In some respects, Senate elections in more recent years are different. If we compare elections from 1952-78 to those from 1980-2012, two differences stand out, and neither work to Democrats’ advantage. First, the midterm “penalty” for the president’s party is larger in the more recent period. Second, the relationship between presidential approval and Senate elections is stronger in the more recent period, which could hurt Democrats in 2014 given that President Obama is more unpopular than popular. (See Sean Trende for more on Obama’s approval numbers and what they mean.)
If we produce a midterm forecast solely based on Senate elections from 1980 to 2012, the forecast is much more favorable to Republicans: They now have a 64 percent chance of taking the Senate. And an incumbent such as Pryor is in more trouble. The model based on these recent elections gives him a 60 percent chance of winning — much closer to a pure toss-up race.

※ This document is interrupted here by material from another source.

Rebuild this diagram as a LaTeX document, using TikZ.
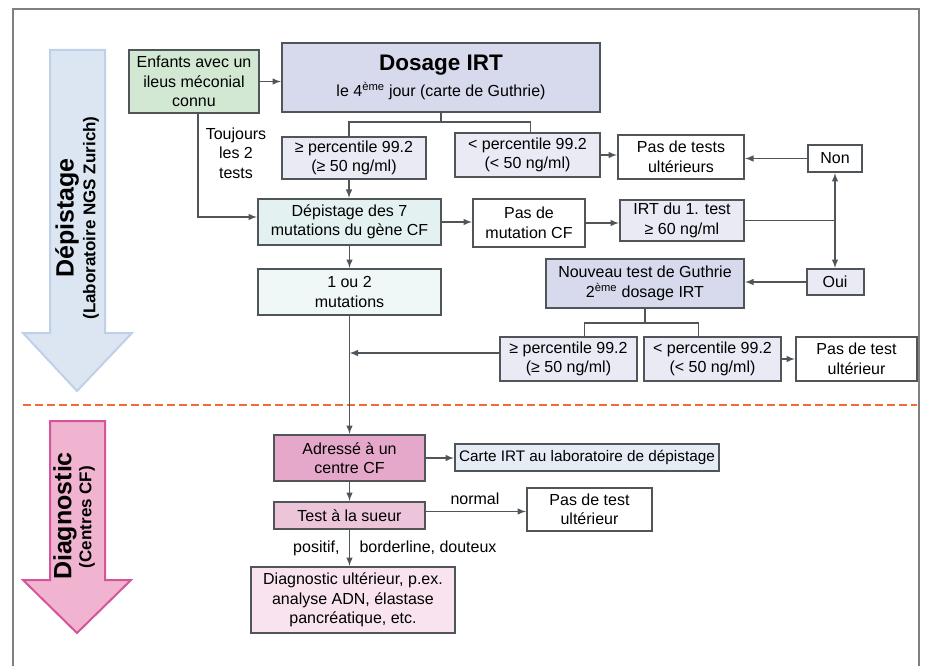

As with our House forecast, there are important caveats. First, we don’t know for sure whether 2014 will look so much more like recent Senate elections that leaning on earlier ones for extra information will lead us astray. Thus, the odds of a Republican takeover could really be closer to 44 percent than 64 percent.
Second, just as in House elections, it is harder to predict seats than votes. In fact, predicting seats is more difficult in the Senate than the House for reasons we will explore in a future post. This is why we rely on simulations and estimates of the “percentage chance” that a party will win a seat or a chamber majority, rather than trying to forecast the exact number of seats or which seats each party will control.
Third, the dynamics of the campaign will certainly matter for Senate elections, maybe more so than in the House. That means our Senate predictions will ultimately rely more on polling and other measures of competitiveness such as campaign spending. None of those factors are currently part of the forecast. We will build them in as the campaign unfolds.
Finally, the election is, of course, months away and things may change. Trends in the economy or presidential approval, as well as shifts in spending and the polls, will alter our forecast. What we are reporting today is simply where things stand right now.